Nel merito occorre invece informare la Comunità Accademica che la declamata emorragia di iscritti è sconfessata dall’Anagrafe Nazionale degli Studenti Universitari – al quale la Classifica CENSIS fa riferimento.

fabrizio micariOccorre inoltre ribadire che alcuni dei dati utilizzati dal CENSIS per la formulazione della classifica di che trattasi si riferiscono a risorse e scelte che esulano dalle attribuzioni universitarie. Ci si riferisce, segnatamente, alle voci dei Servizi e, ancor di più, delle Borse che, com’è noto, sono di prevalente competenza dell’Amministrazione Regionale.

A tal proposito giova, ancora una volta, ricordare che i servizi in termini di pasti erogati e contributi per alloggi, così come le borse di studio per gli studenti bisognosi e meritevoli, costituiscono, o DOVREBBERO costituire, obiettivi prioritari dell’azione della Regione Siciliana nell’ambito del Diritto allo Studio. Ci si augura, in tal senso, che la recente approvazione della legge regionale sul Diritto allo Studio possa produrre effetti positivi e soprattutto CONCRETI.

Per contro si segnala una costante crescita nell’ambito delle Strutture destinate agli studenti nonché dell’Internazionalizzazione, entrambe aree di azione dell’Amministrazione universitaria su cui tanti sforzi sono stati profusi con evidente successo.

Circa il dato relativo alla Comunicazione e ai servizi digitali, sarà cura di questa Amministrazione chiedere opportuni chiarimenti al CENSIS, considerata l’impossibilità di riscontrare direttamente il dato che ha originato questa brusca variazione e, allo stesso tempo, adottare opportune misure ed azioni tese a migliorare l’efficienza dei servizi sopra indicati.
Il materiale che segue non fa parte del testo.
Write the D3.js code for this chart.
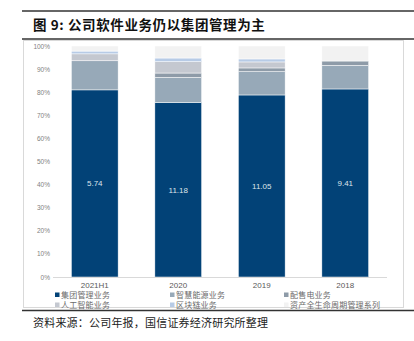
<!DOCTYPE html>
<html><head><meta charset="utf-8">
<script src="https://cdn.jsdelivr.net/npm/d3@7"></script>
<style>body{margin:0;background:#fff;}svg{display:block;}</style>
</head><body>
<svg id="c" width="414" height="341"></svg>
<script>
const categories = ["2021H1", "2020", "2019", "2018"];
const seriesNames = ["集团管理业务", "智慧能源业务", "配售电业务", "人工智能业务", "区块链业务", "资产全生命周期管理系列"];
const groupMgmt = [81.0, 75.6, 78.8, 81.4];
const smartEnergy = [12.6, 10.8, 10.1, 10.2];
const powerSale = [0, 1.9, 1.6, 1.9];
const ai = [3.0, 4.9, 2.6, 0];
const blockchain = [1.2, 1.6, 1.3, 0];
const assetLife = [2.2, 5.2, 5.6, 6.5];
const barLabels = ["5.74", "11.18", "11.05", "9.41"];
const yTicks = [0, 10, 20, 30, 40, 50, 60, 70, 80, 90, 100];
const colors = ["#024277", "#97a9b8", "#8e9ba8", "#c4c8d0", "#b7cbe6", "#f2f2f2"];

const svg = d3.select("#c");
const font = "'Liberation Sans', Arial, sans-serif";
const cjk = "'Noto Sans CJK SC', sans-serif";

// top rules and title
svg.append("line").attr("x1", 22).attr("x2", 414).attr("y1", 11).attr("y2", 11).attr("stroke", "#333").attr("stroke-width", 1.5);
svg.append("line").attr("x1", 22).attr("x2", 414).attr("y1", 39).attr("y2", 39).attr("stroke", "#333").attr("stroke-width", 1.5);
svg.append("text").attr("x", 33).attr("y", 30).attr("font-family", cjk).attr("font-size", 13.5).attr("font-weight", "bold").attr("letter-spacing", 0.6).attr("fill", "#111").text("图 9: 公司软件业务仍以集团管理为主");

// chart frame
svg.append("rect").attr("x", 23.5).attr("y", 40.5).attr("width", 380).attr("height", 267).attr("fill", "none").attr("stroke", "#d9d9d9").attr("stroke-width", 1);

const data = categories.map((c, i) => ({
  cat: c,
  [seriesNames[0]]: groupMgmt[i],
  [seriesNames[1]]: smartEnergy[i],
  [seriesNames[2]]: powerSale[i],
  [seriesNames[3]]: ai[i],
  [seriesNames[4]]: blockchain[i],
  [seriesNames[5]]: assetLife[i]
}));

const x = d3.scaleBand().domain(categories).range([53, 387]).paddingInner(0.44).paddingOuter(0.22);
const y = d3.scaleLinear().domain([0, 100]).range([277, 46]);

const stack = d3.stack().keys(seriesNames);
const layers = stack(data);

svg.append("g").selectAll("g").data(layers).join("g")
  .attr("fill", (d, i) => colors[i])
  .selectAll("rect").data(d => d).join("rect")
  .attr("x", d => x(d.data.cat))
  .attr("width", x.bandwidth())
  .attr("y", d => y(d[1]))
  .attr("height", d => Math.max(0, y(d[0]) - y(d[1])))
  .attr("stroke", "#fff").attr("stroke-width", 0.5);

// bar labels
svg.append("g").selectAll("text").data(layers[0]).join("text")
  .attr("x", d => x(d.data.cat) + x.bandwidth() / 2)
  .attr("y", d => (y(d[0]) + y(d[1])) / 2 + 3)
  .attr("text-anchor", "middle").attr("font-family", font).attr("font-size", 8).attr("fill", "#dfe4ea")
  .text((d, i) => barLabels[i]);

// y axis
const yAxis = d3.axisLeft(y).tickValues(yTicks).tickFormat(d => d + "%").tickSize(0).tickPadding(0);
const gy = svg.append("g").attr("transform", "translate(50,0)").call(yAxis);
gy.select(".domain").remove();
gy.selectAll("text").attr("font-family", font).attr("font-size", 6.5).attr("fill", "#7f7f7f");

// x axis
const xAxis = d3.axisBottom(x).tickSize(0).tickPadding(5);
const gx = svg.append("g").attr("transform", "translate(0,277.5)").call(xAxis);
gx.select(".domain").attr("stroke", "#d9d9d9").attr("d", "M53,0H387");
gx.selectAll("text").attr("font-family", font).attr("font-size", 8).attr("fill", "#595959");

// legend
const legX = [57, 172, 286];
const legY = [295, 305];
const leg = svg.append("g").selectAll("g").data(seriesNames).join("g")
  .attr("transform", (d, i) => `translate(${legX[i % 3]},${legY[Math.floor(i / 3)]})`);
leg.append("rect").attr("x", -2).attr("y", -2.5).attr("width", 4.5).attr("height", 4.5).attr("fill", (d, i) => colors[i]);
leg.append("text").attr("x", 4).attr("y", 3).attr("font-family", cjk).attr("font-size", 8).attr("letter-spacing", 0.2).attr("fill", "#6b6b6b").text(d => d);

// bottom rule and source
svg.append("line").attr("x1", 22).attr("x2", 414).attr("y1", 310.5).attr("y2", 310.5).attr("stroke", "#333").attr("stroke-width", 1.5);
svg.append("text").attr("x", 33).attr("y", 327).attr("font-family", cjk).attr("font-size", 11).attr("letter-spacing", 0.2).attr("fill", "#222").text("资料来源：公司年报，国信证券经济研究所整理");
</script>
</body></html>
Inoltre, appare del tutto strumentale l’ennesimo pretestuoso riferimento alle aree della didattica e della ricerca che nulla ha a che vedere con i risultati dell’indagine condotta dal CENSIS per la stesura della classifica di che trattasi.

Infine, nel prendere atto dell’inutilità degli sforzi profusi nel tentativo di moderare i toni polemici, confermando tuttavia l’auspicio che gli stessi lascino il posto a critiche costruttive nell’interesse generale, si conferma che la volontà di questa Amministrazione è totalmente contraria allo slogan “Indietro tutta” per evitare di ritornare ad una fase negativa che, essa sì, ha portato al drastico calo degli iscritti e degli immatricolati».